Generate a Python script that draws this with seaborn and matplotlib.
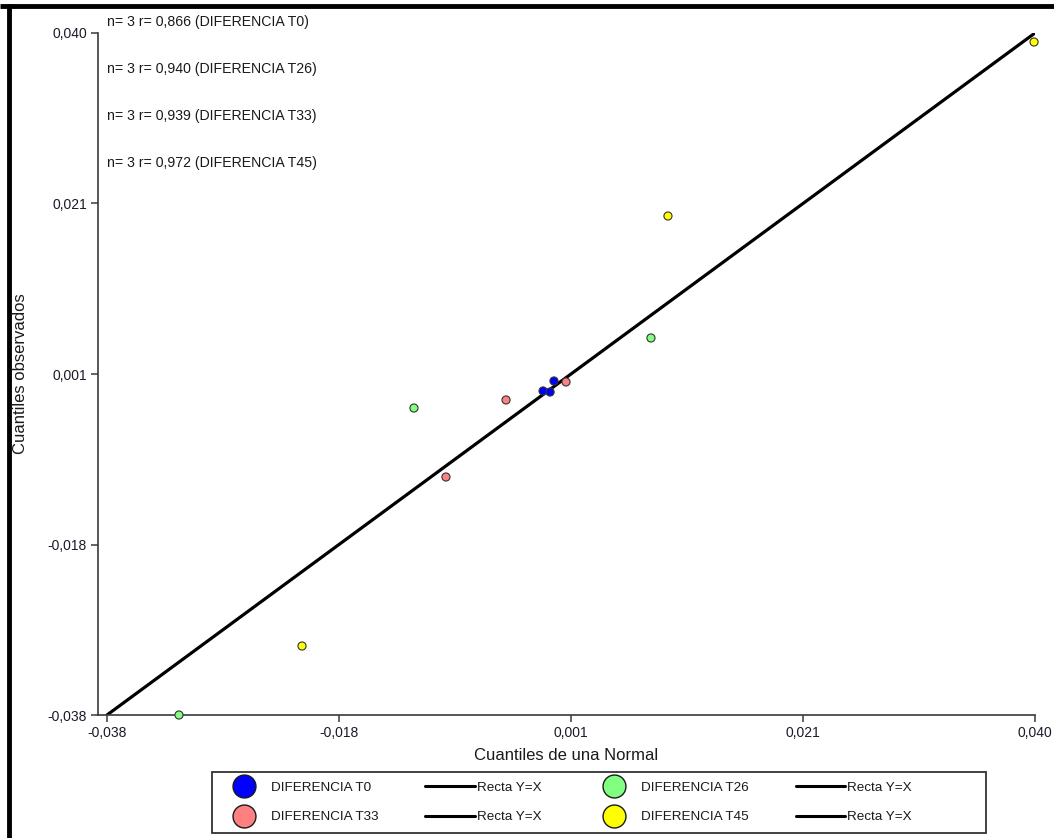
==
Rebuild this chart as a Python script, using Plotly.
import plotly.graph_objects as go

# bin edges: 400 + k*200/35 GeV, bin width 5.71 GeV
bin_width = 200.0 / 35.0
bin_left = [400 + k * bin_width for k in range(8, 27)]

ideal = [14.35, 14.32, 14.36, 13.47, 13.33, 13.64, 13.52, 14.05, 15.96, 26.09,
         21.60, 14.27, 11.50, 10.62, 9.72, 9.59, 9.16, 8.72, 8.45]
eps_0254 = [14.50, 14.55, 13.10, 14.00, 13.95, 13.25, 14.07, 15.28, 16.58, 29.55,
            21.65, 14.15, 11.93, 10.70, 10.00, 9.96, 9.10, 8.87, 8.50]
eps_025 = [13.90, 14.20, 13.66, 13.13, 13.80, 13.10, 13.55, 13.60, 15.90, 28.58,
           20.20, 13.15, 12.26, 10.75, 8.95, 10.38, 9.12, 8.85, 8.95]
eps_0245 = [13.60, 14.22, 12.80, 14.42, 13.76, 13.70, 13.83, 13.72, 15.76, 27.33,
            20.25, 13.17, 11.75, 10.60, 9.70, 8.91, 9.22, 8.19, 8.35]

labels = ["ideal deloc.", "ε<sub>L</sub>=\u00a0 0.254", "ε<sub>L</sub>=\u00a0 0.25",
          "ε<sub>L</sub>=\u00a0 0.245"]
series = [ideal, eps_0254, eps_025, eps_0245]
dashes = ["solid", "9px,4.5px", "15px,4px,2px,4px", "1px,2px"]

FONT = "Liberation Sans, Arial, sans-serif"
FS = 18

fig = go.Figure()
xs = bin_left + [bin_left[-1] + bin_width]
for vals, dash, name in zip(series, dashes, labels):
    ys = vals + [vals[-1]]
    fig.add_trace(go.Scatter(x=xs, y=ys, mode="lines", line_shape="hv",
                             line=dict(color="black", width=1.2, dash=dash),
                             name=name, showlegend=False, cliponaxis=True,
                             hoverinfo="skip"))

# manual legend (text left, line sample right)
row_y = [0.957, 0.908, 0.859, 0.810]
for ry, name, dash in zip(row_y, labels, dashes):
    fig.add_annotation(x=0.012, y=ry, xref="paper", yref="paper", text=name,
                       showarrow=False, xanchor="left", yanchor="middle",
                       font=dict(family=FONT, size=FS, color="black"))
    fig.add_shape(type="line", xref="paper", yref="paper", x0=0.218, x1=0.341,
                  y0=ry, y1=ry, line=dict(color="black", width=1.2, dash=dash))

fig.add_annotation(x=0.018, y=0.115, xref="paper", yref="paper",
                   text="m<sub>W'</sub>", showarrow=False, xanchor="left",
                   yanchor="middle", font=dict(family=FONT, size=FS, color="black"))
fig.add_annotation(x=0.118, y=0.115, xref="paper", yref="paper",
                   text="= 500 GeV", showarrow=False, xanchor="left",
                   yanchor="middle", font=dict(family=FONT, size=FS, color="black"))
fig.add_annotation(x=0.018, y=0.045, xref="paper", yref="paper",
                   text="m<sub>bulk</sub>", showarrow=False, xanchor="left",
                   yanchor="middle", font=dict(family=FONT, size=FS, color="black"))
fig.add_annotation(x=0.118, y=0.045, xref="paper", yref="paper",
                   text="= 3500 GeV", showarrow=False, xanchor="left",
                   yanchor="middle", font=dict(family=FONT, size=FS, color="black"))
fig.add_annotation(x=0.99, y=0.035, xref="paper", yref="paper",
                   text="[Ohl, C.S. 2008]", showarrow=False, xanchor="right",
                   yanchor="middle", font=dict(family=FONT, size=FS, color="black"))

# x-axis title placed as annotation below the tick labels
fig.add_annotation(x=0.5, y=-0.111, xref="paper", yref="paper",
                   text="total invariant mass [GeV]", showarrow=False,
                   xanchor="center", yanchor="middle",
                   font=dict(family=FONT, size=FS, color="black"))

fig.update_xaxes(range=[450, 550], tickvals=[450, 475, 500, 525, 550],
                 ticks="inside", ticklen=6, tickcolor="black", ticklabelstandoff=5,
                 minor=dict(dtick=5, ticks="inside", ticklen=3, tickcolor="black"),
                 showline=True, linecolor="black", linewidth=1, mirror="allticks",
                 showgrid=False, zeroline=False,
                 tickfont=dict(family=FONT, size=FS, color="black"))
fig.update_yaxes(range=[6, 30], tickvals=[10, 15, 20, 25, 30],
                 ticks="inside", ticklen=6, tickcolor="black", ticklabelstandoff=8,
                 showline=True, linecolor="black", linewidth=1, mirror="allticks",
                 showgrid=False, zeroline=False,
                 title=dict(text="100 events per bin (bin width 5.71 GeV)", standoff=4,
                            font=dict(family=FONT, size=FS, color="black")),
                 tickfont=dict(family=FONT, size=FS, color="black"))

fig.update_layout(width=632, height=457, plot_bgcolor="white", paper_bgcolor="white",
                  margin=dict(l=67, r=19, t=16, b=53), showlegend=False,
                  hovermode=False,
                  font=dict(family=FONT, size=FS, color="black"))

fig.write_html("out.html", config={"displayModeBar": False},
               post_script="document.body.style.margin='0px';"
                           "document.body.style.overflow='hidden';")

#### Work required
Repeat exactly the lines from the one that contains "Rebuild this chart" through the one that contains "20.25, 13.17, 11.75, 10.60, 9.70, 8.91, 9.22, 8.19, 8.35]", and only those.

#### Result of this task
Rebuild this chart as a Python script, using Plotly.
import plotly.graph_objects as go

# bin edges: 400 + k*200/35 GeV, bin width 5.71 GeV
bin_width = 200.0 / 35.0
bin_left = [400 + k * bin_width for k in range(8, 27)]

ideal = [14.35, 14.32, 14.36, 13.47, 13.33, 13.64, 13.52, 14.05, 15.96, 26.09,
         21.60, 14.27, 11.50, 10.62, 9.72, 9.59, 9.16, 8.72, 8.45]
eps_0254 = [14.50, 14.55, 13.10, 14.00, 13.95, 13.25, 14.07, 15.28, 16.58, 29.55,
            21.65, 14.15, 11.93, 10.70, 10.00, 9.96, 9.10, 8.87, 8.50]
eps_025 = [13.90, 14.20, 13.66, 13.13, 13.80, 13.10, 13.55, 13.60, 15.90, 28.58,
           20.20, 13.15, 12.26, 10.75, 8.95, 10.38, 9.12, 8.85, 8.95]
eps_0245 = [13.60, 14.22, 12.80, 14.42, 13.76, 13.70, 13.83, 13.72, 15.76, 27.33,
            20.25, 13.17, 11.75, 10.60, 9.70, 8.91, 9.22, 8.19, 8.35]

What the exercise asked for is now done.